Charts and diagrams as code
------------------------------------------------------------------------

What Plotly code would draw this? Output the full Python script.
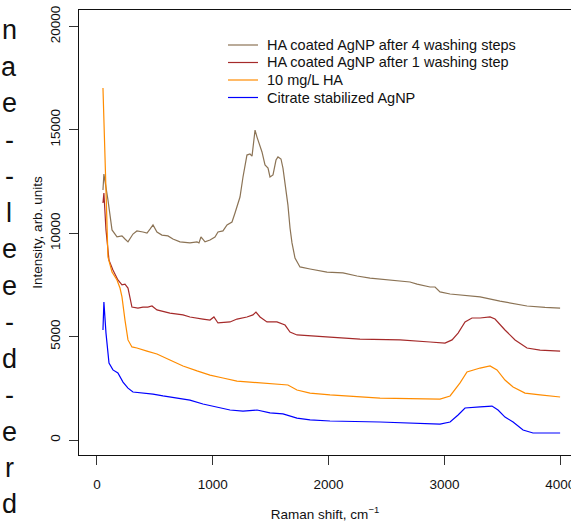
import plotly.graph_objects as go

# ---- data ----
ha4_x = [52, 60, 95, 130, 173, 216, 242, 268, 311, 345, 397, 432, 458, 484, 518, 561, 613, 656, 717,
         803, 864, 881, 898, 933, 976, 1019, 1045, 1088, 1123, 1166, 1192, 1235, 1261, 1295, 1321, 1339,
         1365, 1382, 1425, 1451, 1477, 1494, 1520, 1546, 1563, 1589, 1606, 1632, 1649, 1667, 1684, 1710,
         1753, 1840, 1986, 2124, 2245, 2358, 2530, 2703, 2764, 2876, 2919, 2962, 3049, 3221, 3308, 3480,
         3610, 3713, 3869, 3999]
ha4_y = [12090, 12860, 11610, 10160, 9820, 9870, 9720, 9580, 9960, 10110, 10060, 10010, 10200, 10400,
         10060, 9910, 9870, 9720, 9580, 9530, 9580, 9530, 9820, 9580, 9670, 9820, 10060, 10110, 10400,
         10540, 10980, 11750, 12720, 13780, 13830, 13730, 14990, 14650, 13930, 13300, 13150, 12720, 12820,
         13540, 13690, 13590, 13150, 12090, 11360, 10250, 9530, 8800, 8370, 8270, 8120, 8080, 7930, 7830,
         7740, 7640, 7540, 7400, 7400, 7160, 7060, 6960, 6920, 6720, 6580, 6480, 6410, 6380]

ha1_x = [52, 60, 78, 104, 138, 181, 216, 242, 268, 285, 302, 354, 397, 440, 475, 518, 630, 743, 803,
         915, 976, 1010, 1045, 1149, 1209, 1295, 1347, 1373, 1408, 1468, 1554, 1624, 1667, 1727, 1840,
         2012, 2271, 2617, 2876, 3005, 3066, 3118, 3178, 3238, 3308, 3394, 3437, 3523, 3610, 3713, 3826,
         3999]
ha1_y = [11460, 11940, 10160, 8700, 8220, 7740, 7500, 7540, 7350, 6920, 6430, 6380, 6430, 6430, 6480,
         6290, 6140, 6050, 5950, 5850, 5800, 5950, 5660, 5710, 5850, 5950, 6050, 6190, 5950, 5710, 5710,
         5560, 5220, 5080, 5030, 4980, 4880, 4840, 4740, 4690, 4840, 5170, 5710, 5900, 5900, 5950, 5850,
         5320, 4840, 4450, 4350, 4300]

ha_x = [52, 60, 69, 86, 95, 130, 173, 199, 216, 242, 268, 302, 345, 432, 518, 630, 743, 864, 976, 1088,
        1209, 1321, 1434, 1554, 1649, 1727, 1840, 2012, 2444, 2962, 3049, 3135, 3195, 3308, 3394, 3454,
        3523, 3593, 3696, 3826, 3999]
ha_y = [17020, 15480, 12910, 10160, 8850, 8120, 7740, 7350, 6920, 5800, 4840, 4500, 4450, 4300, 4160,
        3870, 3580, 3340, 3140, 3000, 2850, 2800, 2760, 2710, 2660, 2420, 2270, 2180, 2030, 1980, 2130,
        2760, 3290, 3480, 3580, 3390, 2900, 2560, 2270, 2180, 2080]

cit_x = [52, 60, 78, 104, 138, 181, 225, 268, 311, 397, 484, 570, 691, 803, 915, 1036, 1149, 1261, 1382,
         1494, 1606, 1727, 1840, 2012, 2444, 2962, 3049, 3118, 3178, 3308, 3411, 3463, 3523, 3593, 3679,
         3765, 3999]
cit_y = [5320, 6670, 5170, 3720, 3390, 3240, 2800, 2510, 2320, 2270, 2220, 2130, 2030, 1930, 1740, 1600,
         1450, 1400, 1450, 1310, 1260, 1060, 970, 920, 870, 770, 870, 1210, 1550, 1600, 1640, 1450, 1110,
         870, 480, 340, 340]

series_names = ["HA coated AgNP after 4 washing steps",
                "HA coated AgNP after 1 washing step",
                "10 mg/L HA",
                "Citrate stabilized AgNP"]
series_colors = ["#8B7355", "#A52A2A", "#FF8C00", "#0000FF"]

x_ticks = [0, 1000, 2000, 3000, 4000]
y_ticks = [0, 5000, 10000, 15000, 20000]

margin_letters = ["n", "a", "e", "-", "-", "l", "e", "e", "-", "d", "-", "e", "r", "d"]

# ---- figure ----
W, H = 571, 523
L, R, T, B = 79, 0, 10, 68
pw, ph = W - L - R, H - T - B

def px_x(p):
    return (p - L) / pw

def px_y(p):
    return (H - B - p) / ph

fig = go.Figure()
for xs, ys, nm, col in zip([ha4_x, ha1_x, ha_x, cit_x], [ha4_y, ha1_y, ha_y, cit_y],
                           series_names, series_colors):
    fig.add_trace(go.Scatter(x=xs, y=ys, mode="lines", name=nm, showlegend=False,
                             line=dict(color=col, width=1.2)))

font = "Liberation Sans, Arial, sans-serif"
fig.update_layout(
    width=W, height=H,
    margin=dict(l=L, r=R, t=T, b=B, pad=0, autoexpand=False),
    plot_bgcolor="white", paper_bgcolor="white",
    font=dict(family=font, size=13, color="#222"),
    showlegend=False,
)
fig.update_xaxes(range=[-155, 4093], tickvals=x_ticks, ticktext=[str(v) for v in x_ticks],
                 automargin=False, ticklabeloverflow="allow",
                 showgrid=False, zeroline=False, showline=True, linecolor="#111", linewidth=1,
                 mirror=True, ticks="outside", ticklen=9, tickcolor="#333",
                 ticklabelstandoff=8, tickfont=dict(size=13.5, color="#111"),
                 title=dict(text="Raman shift, cm<sup>−1</sup>", font=dict(size=13.5, color="#111"),
                            standoff=18))
fig.update_yaxes(range=[-725, 20795], tickvals=y_ticks, ticktext=[str(v) for v in y_ticks],
                 automargin=False, ticklabeloverflow="allow",
                 showgrid=False, zeroline=False, showline=True, linecolor="#111", linewidth=1,
                 ticks="outside", ticklen=9, tickcolor="#333", tickangle=-90,
                 ticklabelstandoff=4, tickfont=dict(size=13.5, color="#111"),
                 title=dict(text="Intensity, arb. units", font=dict(size=13.5, color="#111"),
                            standoff=1))

# legend (drawn as line samples + text, like the reference's boxless legend)
for i, (nm, col) in enumerate(zip(series_names, series_colors)):
    yy = 45 + i * 17.5
    fig.add_shape(type="line", xref="paper", yref="paper", x0=px_x(228), x1=px_x(258),
                  y0=px_y(yy), y1=px_y(yy), line=dict(color=col, width=1.2))
    fig.add_annotation(text=nm, xref="paper", yref="paper", x=px_x(265), y=px_y(yy),
                       xanchor="left", yanchor="middle", showarrow=False,
                       font=dict(size=14.5, color="#111", family=font))

for i, ch in enumerate(margin_letters):
    py = 30 + i * 36.5
    fig.add_annotation(text=ch, xref="paper", yref="paper", x=px_x(9), y=px_y(py),
                       xanchor="center", yanchor="middle", showarrow=False,
                       font=dict(size=27, color="#111", family=font))

fig.write_html("out.html", config={"displayModeBar": False},
               post_script="document.body.style.margin='0px';")
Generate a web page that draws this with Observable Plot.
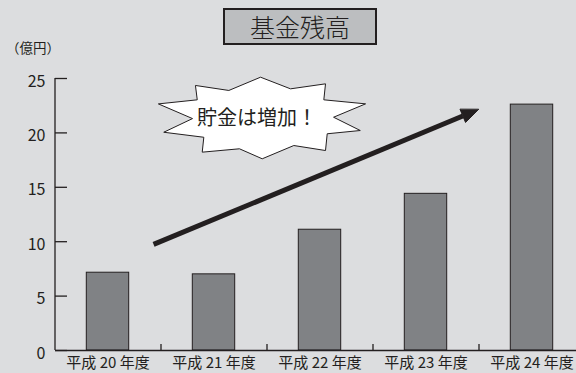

------------------------------------------------------------------------

**Objective:** Return the lines exactly as they stand, from the start of the entries through the line holding "import plotly.graph_objects as go"; omit the pictures.

**Right answer:**
What Plotly code would draw this? Output the full Python script.
import plotly.graph_objects as go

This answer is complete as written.